Nicknamed the “artist who illustrates the future,” Mead once said, “I’ve called science fiction ‘reality ahead of schedule.’ ”
Ridley Scott’s 1982 sci-fi drama “Blade Runner” would be Mead’s most influential work. The “Blade Runner” world and Mead’s illustrations were signature Mead: Strong backlighting, smoke, rain and contrast gave the film its slick and dystopian look while maintaining Scott’s intent to make a sci-fi film noir.
Months of conversations among Mead and the film’s production designer Lawrence Paull and art director David Snyder led to the onscreen world of “Blade Runner,” set in 2019 Los Angeles as a mix of cyberpunk neon lights reminiscent of Tokyo and Hong Kong.
The film’s design also depicts environmental collapse, extreme socioeconomic divisions and flying cars.
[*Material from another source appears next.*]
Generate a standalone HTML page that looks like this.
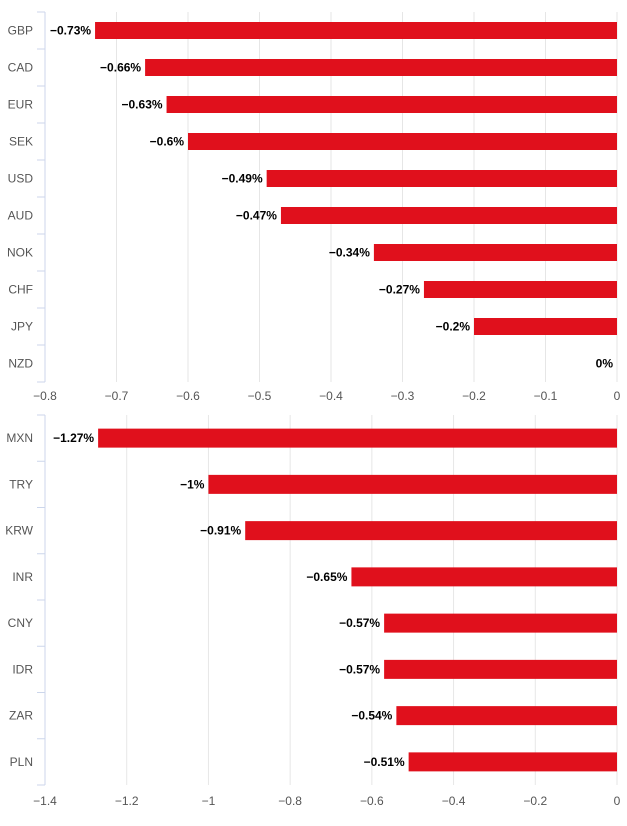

The film’s look was instantly iconic, and the marriage of the production’s aesthetic and groundbreaking cinematography still influences directors and designers.
Mead would revisit the “Blade Runner” world again 35 years later in “Blade Runner 2049.” Director Denis Villeneuve wanted Mead to create a post-apocalyptic Las Vegas this time.
Famous Vegas landmarks, such as the MGM Grand and Luxor, remain in his world, while Mead maintained the original aesthetics of the 1982 film.
Another enduring franchise that Mead worked on was “Aliens.” In 2014, he told Empire magazine: “I got the script FedExed to me by Jim Cameron, and he’s a great writer. I started designing the Sulaco on a plane journey. I did some of the interior sets too, like the cafeteria and the egg chamber. In Ridley’s movie the ship was like an industrial oil derrick going through space. It was very gritty and real. Cameron wanted to do more a sort of Rambo-in-space. The path that I took was from a sketch that Jim gave me. The Sulaco had to be more or less flat, because he was going to run the camera past it fast and he didn’t want to have to pull focus, because it would be messy. I made it into a massively armed freight carrier. That’s what drove the design.”
Mead’s legacy is his vision and his influence on Hollywood.